The Public Works Department said 15 ongoing projects are being implemented by agency that are either locally funded with Official Development Assistance (ODA) loans, or through the Public-Private Partnership (PPP) scheme.
The ongoing projects include the Mandaluyong Main Drainage Project (Phase II); Central Luzon Link Expressway, Phase I, Tarlac-Cabanatuan, Nueva Ecija; Integrated Disaster Risk Reduction and Climate Change Adaptation Measures in the Low Lying Areas of Pampanga Bay; Tarlac-Pangasinan-La Union Expressway (Binalonan-Rosario Section), Flood Risk Management Project (FRIMP) in Cagayan de Oro River; and the Sen. Gil Puyat Ave.-Paseo de Roxas/Makati Ave.

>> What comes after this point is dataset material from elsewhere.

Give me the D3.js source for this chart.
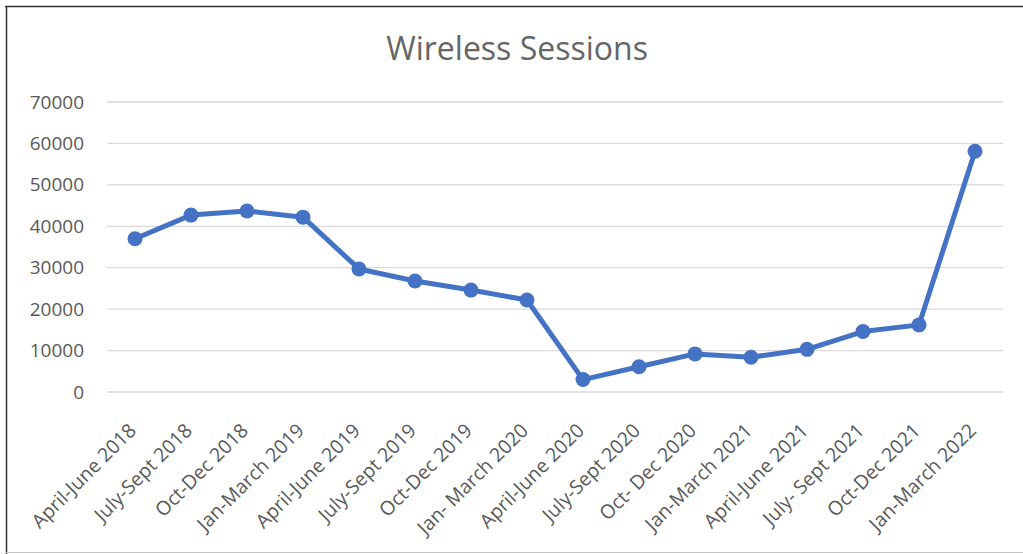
<!DOCTYPE html>
<html>
<head>
<meta charset="utf-8">
<script src="https://cdn.jsdelivr.net/npm/d3@7"></script>
<style>
  body { margin: 0; background: #fff; }
  text { font-family: "Open Sans", "Liberation Sans", sans-serif; fill: #595959; }
</style>
</head>
<body>
<svg id="chart" width="1023" height="554"></svg>
<script>
var quarters = ["April-June 2018", "July-Sept 2018", "Oct-Dec 2018", "Jan-March 2019",
    "April-June 2019", "July-Sept 2019", "Oct-Dec 2019", "Jan- March 2020",
    "April-June 2020", "July-Sept 2020", "Oct- Dec 2020", "Jan-March 2021",
    "April-June 2021", "July- Sept 2021", "Oct-Dec 2021", "Jan-March 2022"];
var sessions = [37000, 42700, 43700, 42200, 29700, 26800, 24600, 22200,
    3000, 6100, 9200, 8400, 10300, 14600, 16200, 58100];
var yTicks = [0, 10000, 20000, 30000, 40000, 50000, 60000, 70000];

var svg = d3.select("#chart");

var x = d3.scalePoint()
    .domain(quarters)
    .range([107, 1003])
    .padding(0.5);

var y = d3.scaleLinear()
    .domain([0, 70000])
    .range([392, 102]);

// frame (screenshot edge)
svg.append("line").attr("x1", 5).attr("x2", 1023).attr("y1", 6.5).attr("y2", 6.5)
    .attr("stroke", "#333").attr("stroke-width", 1.5);
svg.append("line").attr("x1", 6.5).attr("x2", 6.5).attr("y1", 6).attr("y2", 554)
    .attr("stroke", "#333").attr("stroke-width", 1.5);
svg.append("line").attr("x1", 6).attr("x2", 1023).attr("y1", 552.5).attr("y2", 552.5)
    .attr("stroke", "#c8c8c8").attr("stroke-width", 1);

// title
svg.append("text")
    .attr("x", 517)
    .attr("y", 60)
    .attr("text-anchor", "middle")
    .style("font-size", "32px")
    .style("fill", "#666")
    .text("Wireless Sessions");

// gridlines
svg.append("g")
    .selectAll("line")
    .data(yTicks)
    .join("line")
    .attr("x1", 107)
    .attr("x2", 1003)
    .attr("y1", d => y(d))
    .attr("y2", d => y(d))
    .attr("stroke", "#d9d9d9")
    .attr("stroke-width", 1.3);

// y axis labels
var yAxis = svg.append("g")
    .attr("transform", "translate(84,0)")
    .call(d3.axisLeft(y).tickValues(yTicks).tickFormat(d3.format("d")).tickSize(0).tickPadding(0));
yAxis.select(".domain").remove();
yAxis.selectAll("text")
    .attr("fill", "#595959")
    .style("font-size", "19px")
    .style("font-family", "\"Open Sans\", sans-serif");

// x axis labels
var xAxis = svg.append("g")
    .attr("transform", "translate(0,392)")
    .call(d3.axisBottom(x).tickSize(0));
xAxis.select(".domain").remove();
xAxis.selectAll("text")
    .attr("fill", "#595959")
    .style("font-size", "19.5px")
    .style("font-family", "\"Open Sans\", sans-serif")
    .style("text-anchor", "end")
    .attr("y", 0)
    .attr("dy", "0.35em")
    .attr("transform", "translate(-3,35) rotate(-45)");

// line
var line = d3.line()
    .x((d, i) => x(quarters[i]))
    .y(d => y(d));

svg.append("path")
    .datum(sessions)
    .attr("fill", "none")
    .attr("stroke", "#4472C4")
    .attr("stroke-width", 5)
    .attr("stroke-linejoin", "round")
    .attr("d", line);

svg.append("g")
    .selectAll("circle")
    .data(sessions)
    .join("circle")
    .attr("cx", (d, i) => x(quarters[i]))
    .attr("cy", d => y(d))
    .attr("r", 7.5)
    .attr("fill", "#4472C4");
</script>
</body>
</html>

Vehicle Underpass Project.
Villar said all these projects would significantly boost growth and raise productivity and competitiveness.
Besides its current projects, the DPWH is also set to either oversee or implement 10 infra projects in Metro Manila and Mindanao.
These are the Bonifacio Global City-Ortigas Center Link Road Project; UP-Miriam-Ateneo Viaduct along C-5/ Katipunan; Metro Manila Priority Bridges Seismic Improvement Project (Guadalupe Bridge and Lambingan Bridge); Widening/Improvement of Gen. Luis St.-Kaybiga-Polo-Novaliches; Cavite-Laguna Expressway; NLEX-SLEX Connector Road; Metro Manila Interchange Construction Project VI; Davao City By-Pass Construction Project (South Section (Road) and Center Section (Tunnel); Panguil Bay Bridge, and Phase 1 of the Metro Manila Flood Management Project.
The NLEX-SLEX Connector Road is an 8-kilometer, four lane NLEX-SLEX Connector Road that will run from C3 Road in Caloocan City to Sta. Mesa in Manila and will connect to the common alignment of Skyway Stage 3.
It will provide connectivity between the Ninoy Aquino International Airport (NAIA) and the Clark International Airport (CRK). It is expected to reduce travel time from SLEX to NLEX from 2 hours to just 20 minutes as well as travel time from Clark to Calamba from approximately 3 hours to 1 hour and 40 minutes. The road is expected to benefit at least 35,000 motorists/vehicles per day.
The Public Works Department also plans build a 180-kilometer toll road that will start in Pagbilao, Quezon and end at the existing Maharlika Highway in San Fernando, Camarines Sur. Once completed, it will be longer than the 94-km Subic-Clark-Tarlac Expressway, the 89-km Tarlac, Pangasinan-La Union Expressway and the 84-km North Luzon Expressway.
The project aims to provide a safe and direct route to the provinces of Bicol, in place of the existing route that traverses through the mountainside and other fragmentary roads.
The Quezon-Bicol Expressway will be connected to the P13.10-billion South Luzon Expressway Toll Road 4, a 56.87-kilometer expressway extension from Sto. Tomas, Batangas to Tayabas/Lucena in Quezon.
The TR 4 project will reduce travel time from Sto. Tomas, Batangas to Lucena in Quezon from four hours to one hour.
The project, which is expected to start this year and will be completed by 2021, will benefit 17,000 travelers per day.
Other infrastructure projects under DPWH that are in the pipeline include the Panay-Guimaras-Negros Link Project; EDSA-Taft Flyover; Central Luzon Link Expressway, Phase II, Cabanatuan-San Jose, Nueva Ecija; Flood Protection Works in the Marikina River including Retarding Basin; and the Dalton Pass East Alignment Alternative Road Project.
Another six big-ticket projects funded through PPPs are also either being proposed by the DPWH or already in the pipeline. These include the R-7 Expressway, Manila Bay Integrated Flood Control, Coastal Defense and Expressway and the Laguna Lakeshore Expressway Dike.